BEGIN Exercise input
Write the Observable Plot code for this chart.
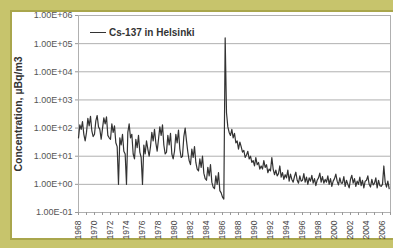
<!DOCTYPE html>
<html><head><meta charset="utf-8">
<script src="https://cdn.jsdelivr.net/npm/d3@7"></script>
<script src="https://cdn.jsdelivr.net/npm/@observablehq/plot@0.6"></script>
<style>
html,body{margin:0;padding:0;background:#fff;}
#wrap{position:relative;width:393px;height:248px;overflow:hidden;background:#c7c46c;font-family:Arial,"Liberation Sans",sans-serif;}
#panel{position:absolute;left:10px;top:10px;width:400px;height:230px;background:#fff;border:2px solid #a9a64c;box-sizing:border-box;}
#chart{position:absolute;left:0;top:0;}
#legend{position:absolute;left:90px;top:27px;font-size:10px;font-weight:bold;color:#333;display:flex;align-items:center;white-space:nowrap;}
#legend .sw{display:inline-block;width:16px;height:0;border-top:1.3px solid #333;margin-right:3px;}
</style></head>
<body>
<div id="wrap"><div id="panel"></div><div id="chart"></div>
<div id="legend"><span class="sw"></span><span>Cs-137 in Helsinki</span></div></div>
<script>
const seriesName = "Cs-137 in Helsinki";
const yTitle = "Concentration, µBq/m3";
const startYear = 1968;
const samplesPerYear = 6;
// Concentration (µBq/m3), six readings per year, 1968 onwards
const conc = [
  45, 130, 90, 170, 60, 35,        // 1968
  70, 220, 120, 260, 80, 50,       // 1969
  60, 180, 280, 110, 90, 40,       // 1970
  95, 230, 140, 250, 55, 45,       // 1971
  40, 140, 70, 120, 30, 22,        // 1972
  1.0, 45, 25, 60, 15, 12,         // 1973
  1.0, 70, 140, 45, 60, 12,        // 1974
  8, 40, 20, 55, 14, 9,            // 1975
  1.0, 25, 12, 35, 18, 10,         // 1976
  22, 70, 35, 90, 30, 15,          // 1977
  40, 110, 55, 130, 25, 12,        // 1978
  14, 55, 25, 65, 12, 8,           // 1979
  15, 60, 30, 85, 18, 9,           // 1980
  10, 50, 100, 35, 14, 7,          // 1981
  5, 18, 9, 22, 6, 3.5,            // 1982
  3, 8, 4, 10, 2.5, 1.6,           // 1983
  1.4, 4, 2, 5, 1.2, 0.8,          // 1984
  0.7, 2, 1.0, 2.6, 0.6, 0.5,      // 1985
  0.35, 0.3, 160000, 350, 110, 70, // 1986
  55, 90, 45, 65, 30, 35,          // 1987
  18, 32, 22, 14, 16, 9,           // 1988
  11, 15, 8, 10, 6, 7,             // 1989
  4.5, 9, 5, 6, 3.5, 4.5,          // 1990
  3.5, 7, 4, 5, 2.6, 3.5,          // 1991
  3, 9, 3.5, 2.2, 3.2, 2.0,        // 1992
  2.4, 4.5, 1.8, 2.6, 1.5, 2.2,    // 1993
  1.7, 3.2, 1.3, 2.3, 1.5, 1.2,    // 1994
  1.9, 2.7, 1.4, 1.1, 2.0, 1.3,    // 1995
  1.4, 2.4, 1.2, 1.8, 1.0, 1.7,    // 1996
  1.3, 2.1, 1.1, 1.6, 0.9, 1.4,    // 1997
  1.7, 2.5, 1.2, 1.9, 1.1, 1.5,    // 1998
  1.2, 2.0, 1.0, 1.6, 0.85, 1.3,   // 1999
  1.6, 2.3, 1.3, 0.95, 1.7, 1.1,   // 2000
  1.1, 1.9, 0.85, 1.4, 1.0, 0.75,  // 2001
  1.5, 2.1, 1.1, 1.6, 0.85, 1.3,   // 2002
  1.0, 1.8, 0.9, 1.4, 0.75, 1.3,   // 2003
  1.4, 2.0, 1.0, 0.8, 1.5, 0.95,   // 2004
  1.1, 1.7, 0.75, 1.4, 0.9, 0.85,  // 2005
  1.0, 4.5, 1.2, 0.8, 1.3, 0.7     // 2006
];
const xLabelYears = [1968,1970,1972,1974,1976,1978,1980,1982,1984,1986,1988,1990,1992,1994,1996,1998,2000,2002,2004,2006];
const xTickYears = d3.range(1968, 2008);
const yTicks = [0.1, 1, 10, 100, 1000, 10000, 100000, 1000000];
const yTickLabels = ["1.00E-01","1.00E+00","1.00E+01","1.00E+02","1.00E+03","1.00E+04","1.00E+05","1.00E+06"];

const data = conc.map((v, i) => ({t: startYear + i / samplesPerYear, v}));

const chart = Plot.plot({
  width: 393, height: 248,
  marginLeft: 78, marginRight: 3, marginTop: 15, marginBottom: 36,
  style: {background: "transparent", fontFamily: "Arial, 'Liberation Sans', sans-serif", color: "#333", overflow: "visible"},
  x: {domain: [1968, 2007]},
  y: {type: "log", domain: [0.1, 1e6]},
  marks: [
    Plot.gridY(yTicks, {stroke: "#b0b0b0", strokeOpacity: 1, strokeWidth: 1}),
    Plot.frame({stroke: "#b0b0b0"}),
    Plot.axisY(yTicks, {tickSize: 3, tickPadding: 3, fontSize: 9, fill: "#555", stroke: "#999", label: null,
      tickFormat: d => yTickLabels[yTicks.indexOf(d)]}),
    Plot.axisX(xTickYears, {tickSize: 3, stroke: "#999", tickFormat: () => "", label: null}),
    Plot.axisX(xLabelYears, {tickSize: 0, tickPadding: 8, tickRotate: -90, fontSize: 8.5, fill: "#444", label: null,
      tickFormat: d => String(d)}),
    Plot.text([yTitle], {frameAnchor: "left", dx: -60, rotate: -90, textAnchor: "middle", fontWeight: "bold", fontSize: 10.5, fill: "#333"}),
    Plot.line(data, {x: "t", y: "v", stroke: "#333", strokeWidth: 1.2})
  ]
});
document.getElementById("chart").appendChild(chart);
</script>
</body></html>
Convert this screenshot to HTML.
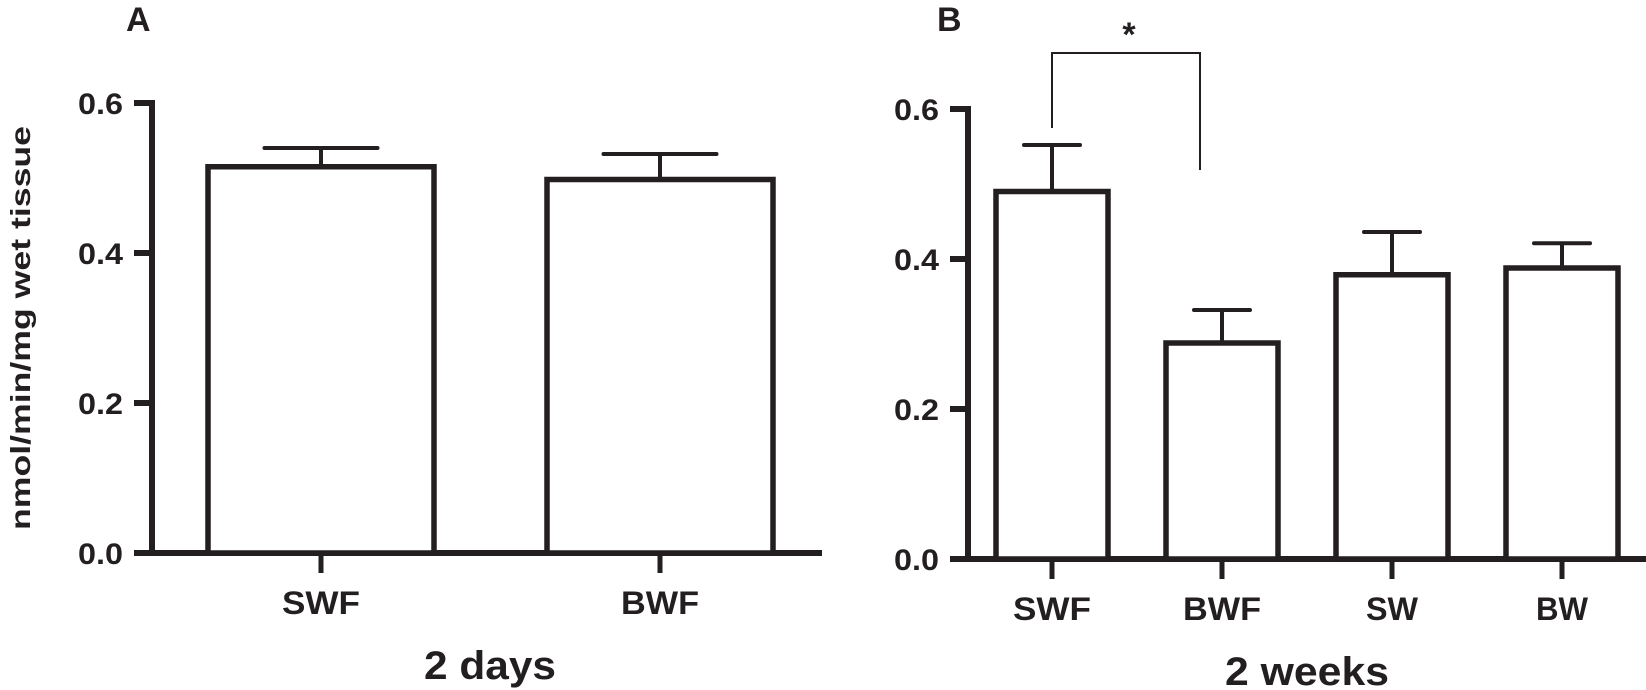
END Exercise input
**Brief:**
Transcribe the material exactly, leaving every picture out.

**Exercise result:**
Write the Observable Plot code for this chart.
<!DOCTYPE html>
<html><head><meta charset="utf-8">
<script src="https://cdn.jsdelivr.net/npm/d3@7"></script>
<script src="https://cdn.jsdelivr.net/npm/@observablehq/plot@0.6"></script>
<style>
html,body{margin:0;padding:0;background:#fff;}
#wrap{position:relative;width:393px;height:248px;overflow:hidden;background:#c7c46c;font-family:Arial,"Liberation Sans",sans-serif;}
#panel{position:absolute;left:10px;top:10px;width:400px;height:230px;background:#fff;border:2px solid #a9a64c;box-sizing:border-box;}
#chart{position:absolute;left:0;top:0;}
#legend{position:absolute;left:90px;top:27px;font-size:10px;font-weight:bold;color:#333;display:flex;align-items:center;white-space:nowrap;}
#legend .sw{display:inline-block;width:16px;height:0;border-top:1.3px solid #333;margin-right:3px;}
</style></head>
<body>
<div id="wrap"><div id="panel"></div><div id="chart"></div>
<div id="legend"><span class="sw"></span><span>Cs-137 in Helsinki</span></div></div>
<script>
const seriesName = "Cs-137 in Helsinki";
const yTitle = "Concentration, µBq/m3";
const startYear = 1968;
const samplesPerYear = 6;
// Concentration (µBq/m3), six readings per year, 1968 onwards
const conc = [
  45, 130, 90, 170, 60, 35,        // 1968
  70, 220, 120, 260, 80, 50,       // 1969
  60, 180, 280, 110, 90, 40,       // 1970
  95, 230, 140, 250, 55, 45,       // 1971
  40, 140, 70, 120, 30, 22,        // 1972
  1.0, 45, 25, 60, 15, 12,         // 1973
  1.0, 70, 140, 45, 60, 12,        // 1974
  8, 40, 20, 55, 14, 9,            // 1975
  1.0, 25, 12, 35, 18, 10,         // 1976
  22, 70, 35, 90, 30, 15,          // 1977
  40, 110, 55, 130, 25, 12,        // 1978
  14, 55, 25, 65, 12, 8,           // 1979
  15, 60, 30, 85, 18, 9,           // 1980
  10, 50, 100, 35, 14, 7,          // 1981
  5, 18, 9, 22, 6, 3.5,            // 1982
  3, 8, 4, 10, 2.5, 1.6,           // 1983
  1.4, 4, 2, 5, 1.2, 0.8,          // 1984
  0.7, 2, 1.0, 2.6, 0.6, 0.5,      // 1985
  0.35, 0.3, 160000, 350, 110, 70, // 1986
  55, 90, 45, 65, 30, 35,          // 1987
  18, 32, 22, 14, 16, 9,           // 1988
  11, 15, 8, 10, 6, 7,             // 1989
  4.5, 9, 5, 6, 3.5, 4.5,          // 1990
  3.5, 7, 4, 5, 2.6, 3.5,          // 1991
  3, 9, 3.5, 2.2, 3.2, 2.0,        // 1992
  2.4, 4.5, 1.8, 2.6, 1.5, 2.2,    // 1993
  1.7, 3.2, 1.3, 2.3, 1.5, 1.2,    // 1994
  1.9, 2.7, 1.4, 1.1, 2.0, 1.3,    // 1995
  1.4, 2.4, 1.2, 1.8, 1.0, 1.7,    // 1996
  1.3, 2.1, 1.1, 1.6, 0.9, 1.4,    // 1997
  1.7, 2.5, 1.2, 1.9, 1.1, 1.5,    // 1998
  1.2, 2.0, 1.0, 1.6, 0.85, 1.3,   // 1999
  1.6, 2.3, 1.3, 0.95, 1.7, 1.1,   // 2000
  1.1, 1.9, 0.85, 1.4, 1.0, 0.75,  // 2001
  1.5, 2.1, 1.1, 1.6, 0.85, 1.3,   // 2002
  1.0, 1.8, 0.9, 1.4, 0.75, 1.3,   // 2003
  1.4, 2.0, 1.0, 0.8, 1.5, 0.95,   // 2004
  1.1, 1.7, 0.75, 1.4, 0.9, 0.85,  // 2005
  1.0, 4.5, 1.2, 0.8, 1.3, 0.7     // 2006
];
const xLabelYears = [1968,1970,1972,1974,1976,1978,1980,1982,1984,1986,1988,1990,1992,1994,1996,1998,2000,2002,2004,2006];
const xTickYears = d3.range(1968, 2008);
const yTicks = [0.1, 1, 10, 100, 1000, 10000, 100000, 1000000];
const yTickLabels = ["1.00E-01","1.00E+00","1.00E+01","1.00E+02","1.00E+03","1.00E+04","1.00E+05","1.00E+06"];

const data = conc.map((v, i) => ({t: startYear + i / samplesPerYear, v}));

const chart = Plot.plot({
  width: 393, height: 248,
  marginLeft: 78, marginRight: 3, marginTop: 15, marginBottom: 36,
  style: {background: "transparent", fontFamily: "Arial, 'Liberation Sans', sans-serif", color: "#333", overflow: "visible"},
  x: {domain: [1968, 2007]},
  y: {type: "log", domain: [0.1, 1e6]},
  marks: [
    Plot.gridY(yTicks, {stroke: "#b0b0b0", strokeOpacity: 1, strokeWidth: 1}),
    Plot.frame({stroke: "#b0b0b0"}),
    Plot.axisY(yTicks, {tickSize: 3, tickPadding: 3, fontSize: 9, fill: "#555", stroke: "#999", label: null,
      tickFormat: d => yTickLabels[yTicks.indexOf(d)]}),
    Plot.axisX(xTickYears, {tickSize: 3, stroke: "#999", tickFormat: () => "", label: null}),
    Plot.axisX(xLabelYears, {tickSize: 0, tickPadding: 8, tickRotate: -90, fontSize: 8.5, fill: "#444", label: null,
      tickFormat: d => String(d)}),
    Plot.text([yTitle], {frameAnchor: "left", dx: -60, rotate: -90, textAnchor: "middle", fontWeight: "bold", fontSize: 10.5, fill: "#333"}),
    Plot.line(data, {x: "t", y: "v", stroke: "#333", strokeWidth: 1.2})
  ]
});
document.getElementById("chart").appendChild(chart);
</script>
</body></html>
Convert this screenshot to HTML.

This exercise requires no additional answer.